The agreement that dated back to the late 1960s gave the US,
Britain and France the right to request German authorities carry
out surveillance operations so as to protect their troops
stationed within the country.
“The cancellation of the administrative agreements, which we
have pushed for in recent weeks, is a necessary and proper
consequence of the recent debate about protecting personal
privacy,” Germany’s Foreign Minister Guido Westerwelle said
in a statement on Friday.
Germany was currently in talks with France to cancel its part of
the agreement as well, a German official told AP on condition of
anonymity.
Following Snowden’s leaks, which disclosed the span of the NSA
surveillance program and revealed that Germany is the most spied on EU country by the US, there has
been a heated nationwide debate on whether the alleged massive
privacy breach of German citizens should have been allowed.

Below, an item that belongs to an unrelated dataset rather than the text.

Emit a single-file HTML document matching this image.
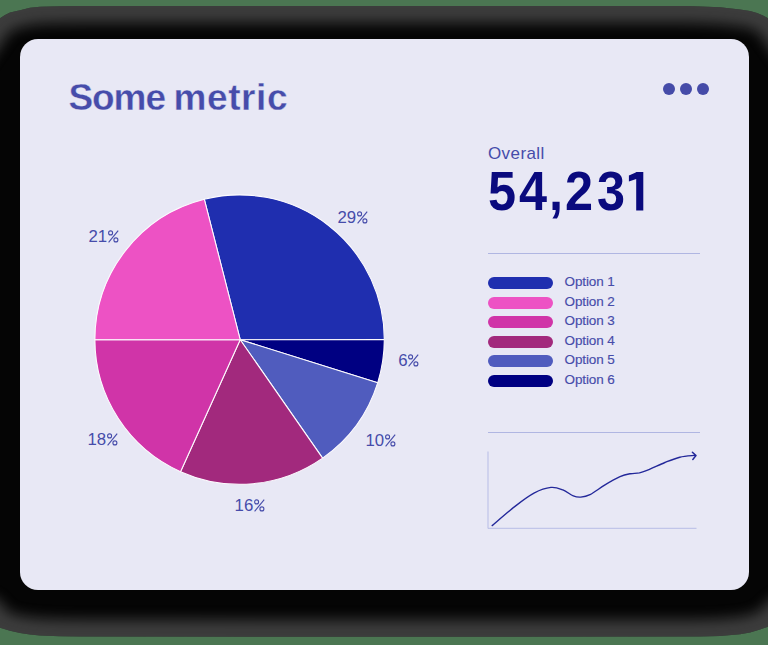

The documents leaked Snowden say that the US spy agency combs
through half a billion of German phone calls, emails
and text messages on a monthly basis.
Weeks before German national elections, the country’s opposition
parties demanded to clarification to what extent the government
knew of the NSA’s intelligence gathering in Germany. This comes
amid reports of seemingly close ties the two national spy
agencies – the NSA and the BND – have had over the years.
German government officials have insisted that American and
British intelligence agencies were never given permission to
break Germany’s strict privacy laws.